Print, word for word, every line from the beginning of the listing up to and including the line with "286000, 286000, 286000];". Pictures are to be excluded.

**Source excerpt:**
++++++++

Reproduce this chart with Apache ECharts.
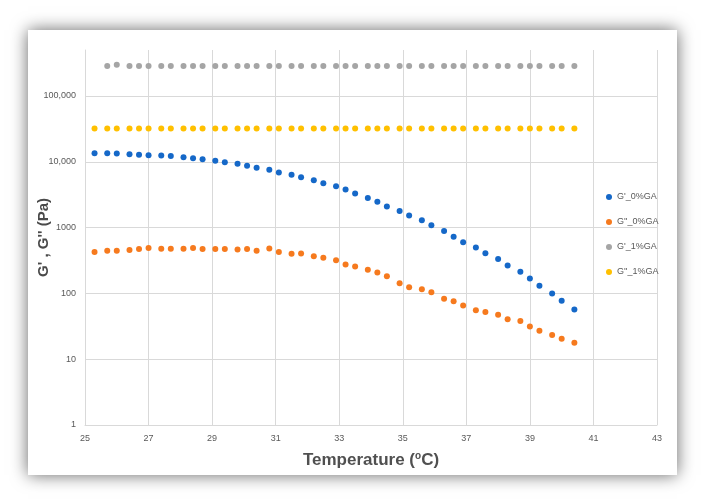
<!DOCTYPE html>
<html>
<head>
<meta charset="utf-8">
<script src="https://cdn.jsdelivr.net/npm/echarts@6/dist/echarts.min.js"></script>
<style>
	html, body {
		margin: 0;
		padding: 0;
		background: #FFFFFF;
	}

	#chart {
		width: 702px;
		height: 501px;
	}
</style>
</head>
<body>
<div id="chart"></div>
<script>
	// temperatures (°C)
	var temps = [25.3, 25.7, 26.0, 26.4, 26.7, 27.0, 27.4, 27.7, 28.1, 28.4, 28.7, 29.1, 29.4, 29.8, 30.1,
		30.4, 30.8, 31.1, 31.5, 31.8, 32.2, 32.5, 32.9, 33.2, 33.5, 33.9, 34.2, 34.5, 34.9, 35.2,
		35.6, 35.9, 36.3, 36.6, 36.9, 37.3, 37.6, 38.0, 38.3, 38.7, 39.0, 39.3, 39.7, 40.0, 40.4];

	var gp0 = [13500, 13500, 13400, 13000, 12800, 12600, 12500, 12200, 11700, 11300, 10900, 10400, 9860, 9330, 8700,
		8110, 7560, 6890, 6350, 5840, 5260, 4730, 4250, 3790, 3290, 2820, 2480, 2100, 1780, 1530,
		1295, 1085, 887, 727, 600, 497, 406, 333, 266, 213, 168, 131, 100, 77, 57];

	var gpp0 = [424, 446, 446, 455, 471, 488, 478, 478, 478, 488, 471, 471, 471, 466, 471,
		446, 483, 424, 401, 405, 368, 348, 318, 275, 257, 228, 207, 183, 143, 124,
		116, 104, 82.6, 76.2, 65.3, 55.3, 52.1, 47.5, 40.3, 37.9, 31.4, 27.0, 23.4, 20.5, 17.8];

	// G'_1%GA has no point at the first temperature
	var gp1 = [null, 286000, 299000, 286000, 286000, 286000, 286000, 286000, 286000, 286000, 286000, 286000, 286000, 286000, 286000,
		286000, 286000, 286000, 286000, 286000, 286000, 286000, 286000, 286000, 286000, 286000, 286000, 286000, 286000, 286000,
		286000, 286000, 286000, 286000, 286000, 286000, 286000, 286000, 286000, 286000, 286000, 286000, 286000, 286000, 286000];

	var gpp1 = [32200, 32200, 32200, 32200, 32200, 32200, 32200, 32200, 32200, 32200, 32200, 32200, 32200, 32200, 32200,
		32200, 32200, 32200, 32200, 32200, 32200, 32200, 32200, 32200, 32200, 32200, 32200, 32200, 32200, 32200,
		32200, 32200, 32200, 32200, 32200, 32200, 32200, 32200, 32200, 32200, 32200, 32200, 32200, 32200, 32200];

	var seriesNames = ["G'_0%GA", "G''_0%GA", "G'_1%GA", "G''_1%GA"];
	var seriesData = [gp0, gpp0, gp1, gpp1];
	var colors = ["#1568C8", "#F67A1E", "#A5A5A5", "#FFC000"];

	function pairs(values) {
		var out = [];
		for (var i = 0; i < temps.length; i++) {
			if (values[i] != null) {
				out.push([temps[i], values[i]]);
			}
		}
		return out;
	}

	var myChart = echarts.init(document.getElementById('chart'));
	var labelFont = "'Liberation Sans Narrow', 'Liberation Sans', sans-serif";

	var option = {
		animation: false,
		color: colors,
		graphic: [{
			type: 'rect',
			z: -10,
			shape: { x: 28, y: 30, width: 649, height: 445 },
			style: {
				fill: '#FFFFFF',
				shadowBlur: 16,
				shadowColor: 'rgba(0,0,0,0.6)',
				shadowOffsetX: 0,
				shadowOffsetY: 0
			}
		}],
		legend: {
			orient: 'vertical',
			left: 601,
			top: 186,
			icon: 'circle',
			itemWidth: 6,
			itemHeight: 6,
			itemGap: 13,
			data: seriesNames,
			textStyle: {
				fontSize: 9,
				lineHeight: 12,
				color: '#595959',
				fontFamily: labelFont
			}
		},
		grid: {
			left: 85,
			right: 45,
			top: 50,
			bottom: 76
		},
		xAxis: {
			type: 'value',
			min: 25,
			max: 43,
			interval: 2,
			name: '{t|Temperature (}{s|o}{t|C)}',
			nameLocation: 'middle',
			nameGap: 26,
			nameMoveOverlap: false,
			nameTextStyle: {
				rich: {
					t: { fontSize: 17, fontWeight: 'bold', color: '#505050', fontFamily: labelFont },
					s: { fontSize: 10, fontWeight: 'bold', color: '#505050', fontFamily: labelFont, padding: [0, 0, 8, 0] }
				}
			},
			axisLine: { show: true, lineStyle: { color: '#D9D9D9' } },
			axisTick: { show: false },
			axisLabel: { fontSize: 9, color: '#595959', fontFamily: labelFont, margin: 9 },
			splitLine: { show: true, lineStyle: { color: '#D9D9D9' } }
		},
		yAxis: {
			type: 'log',
			logBase: 10,
			min: 1,
			max: 500000,
			name: "G' , G'' (Pa)",
			nameLocation: 'middle',
			nameGap: 34,
			nameMoveOverlap: false,
			nameTextStyle: {
				fontSize: 15,
				fontWeight: 'bold',
				color: '#4A4A4A',
				fontFamily: "'Liberation Sans', sans-serif"
			},
			axisLine: { show: true, lineStyle: { color: '#D9D9D9' } },
			axisTick: { show: false },
			axisLabel: {
				fontSize: 9,
				color: '#595959',
				fontFamily: labelFont,
				margin: 9,
				showMaxLabel: false,
				formatter: function (v) {
					if (v >= 10000) {
						return String(Math.round(v)).replace(/\B(?=(\d{3})+(?!\d))/g, ',');
					}
					return String(Math.round(v));
				}
			},
			splitLine: { show: true, showMaxLine: false, lineStyle: { color: '#D9D9D9' } }
		},
		series: seriesData.map(function (values, i) {
			return {
				name: seriesNames[i],
				type: 'scatter',
				symbol: 'circle',
				symbolSize: 6,
				itemStyle: { opacity: 1 },
				data: pairs(values)
			};
		})
	};

	myChart.setOption(option);
</script>
</body>
</html>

++++++++

**Finished exercise:**
Reproduce this chart with Apache ECharts.
<!DOCTYPE html>
<html>
<head>
<meta charset="utf-8">
<script src="https://cdn.jsdelivr.net/npm/echarts@6/dist/echarts.min.js"></script>
<style>
	html, body {
		margin: 0;
		padding: 0;
		background: #FFFFFF;
	}

	#chart {
		width: 702px;
		height: 501px;
	}
</style>
</head>
<body>
<div id="chart"></div>
<script>
	// temperatures (°C)
	var temps = [25.3, 25.7, 26.0, 26.4, 26.7, 27.0, 27.4, 27.7, 28.1, 28.4, 28.7, 29.1, 29.4, 29.8, 30.1,
		30.4, 30.8, 31.1, 31.5, 31.8, 32.2, 32.5, 32.9, 33.2, 33.5, 33.9, 34.2, 34.5, 34.9, 35.2,
		35.6, 35.9, 36.3, 36.6, 36.9, 37.3, 37.6, 38.0, 38.3, 38.7, 39.0, 39.3, 39.7, 40.0, 40.4];

	var gp0 = [13500, 13500, 13400, 13000, 12800, 12600, 12500, 12200, 11700, 11300, 10900, 10400, 9860, 9330, 8700,
		8110, 7560, 6890, 6350, 5840, 5260, 4730, 4250, 3790, 3290, 2820, 2480, 2100, 1780, 1530,
		1295, 1085, 887, 727, 600, 497, 406, 333, 266, 213, 168, 131, 100, 77, 57];

	var gpp0 = [424, 446, 446, 455, 471, 488, 478, 478, 478, 488, 471, 471, 471, 466, 471,
		446, 483, 424, 401, 405, 368, 348, 318, 275, 257, 228, 207, 183, 143, 124,
		116, 104, 82.6, 76.2, 65.3, 55.3, 52.1, 47.5, 40.3, 37.9, 31.4, 27.0, 23.4, 20.5, 17.8];

	// G'_1%GA has no point at the first temperature
	var gp1 = [null, 286000, 299000, 286000, 286000, 286000, 286000, 286000, 286000, 286000, 286000, 286000, 286000, 286000, 286000,
		286000, 286000, 286000, 286000, 286000, 286000, 286000, 286000, 286000, 286000, 286000, 286000, 286000, 286000, 286000,
		286000, 286000, 286000, 286000, 286000, 286000, 286000, 286000, 286000, 286000, 286000, 286000, 286000, 286000, 286000];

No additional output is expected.